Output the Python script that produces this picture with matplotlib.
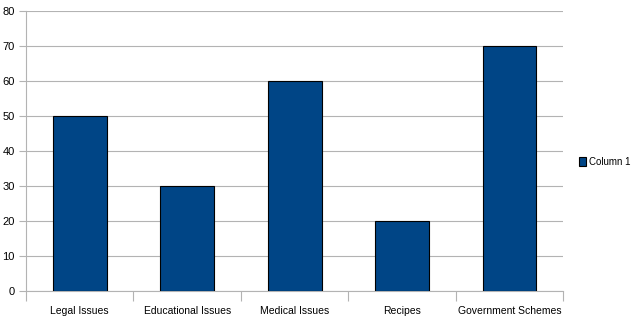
import numpy as np
import matplotlib
matplotlib.use('Agg')
from matplotlib import pyplot as plt
from matplotlib import font_manager

categories = ['Legal Issues', 'Educational Issues', 'Medical Issues', 'Recipes', 'Government Schemes']
values = [50, 30, 60, 20, 70]
series_name = 'Column 1'
yticks = [0, 10, 20, 30, 40, 50, 60, 70, 80]

names = {f.name for f in font_manager.fontManager.ttflist}
family = 'Liberation Sans Narrow' if 'Liberation Sans Narrow' in names else 'Liberation Sans'
plt.rcParams['font.family'] = [family, 'DejaVu Sans']
fs = 8.5 if family == 'Liberation Sans Narrow' else 7.5


def main():
    fig = plt.figure(figsize=(6.35, 3.22), dpi=100)
    ax = fig.add_axes([0.041, 0.096, 0.846, 0.870])
    x = np.arange(len(categories))
    ax.bar(x, values, width=0.5, color='#004586', edgecolor='black', linewidth=0.8,
           label=series_name, zorder=3)

    ax.set_xlim(-0.5, len(categories) - 0.5)
    ax.set_ylim(0, 80)
    ax.set_yticks(yticks)
    ax.set_yticklabels([str(t) for t in yticks], fontsize=fs + 0.5)
    ax.yaxis.grid(True, color='#b3b3b3', linewidth=0.8, zorder=0)

    ax.set_xticks(x)
    ax.set_xticklabels(categories, fontsize=fs)
    ax.set_xticks(np.arange(len(categories) + 1) - 0.5, minor=True)
    ax.tick_params(axis='x', which='major', length=0, pad=11)
    ax.tick_params(axis='x', which='minor', length=7, color='#b3b3b3', width=0.8)
    ax.tick_params(axis='y', length=5, color='#b3b3b3', width=0.8, pad=3)

    for side in ['top', 'right']:
        ax.spines[side].set_visible(False)
    for side in ['left', 'bottom']:
        ax.spines[side].set_color('#b3b3b3')
        ax.spines[side].set_linewidth(0.8)

    handles, labels = ax.get_legend_handles_labels()
    fig.legend(handles, labels, loc='center left', bbox_to_anchor=(0.912, 0.497),
               frameon=False, fontsize=fs - 0.5, handlelength=0.75, handleheight=1.0,
               handletextpad=0.3, borderpad=0, borderaxespad=0)

    plt.savefig('out.png', dpi=100)


if __name__ == '__main__':
    main()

════════════════

Exercise description
Reproduce the material above exactly, first line through the line that contains "from matplotlib import font_manager", minus the pictures.

Exercise answer
Output the Python script that produces this picture with matplotlib.
import numpy as np
import matplotlib
matplotlib.use('Agg')
from matplotlib import pyplot as plt
from matplotlib import font_manager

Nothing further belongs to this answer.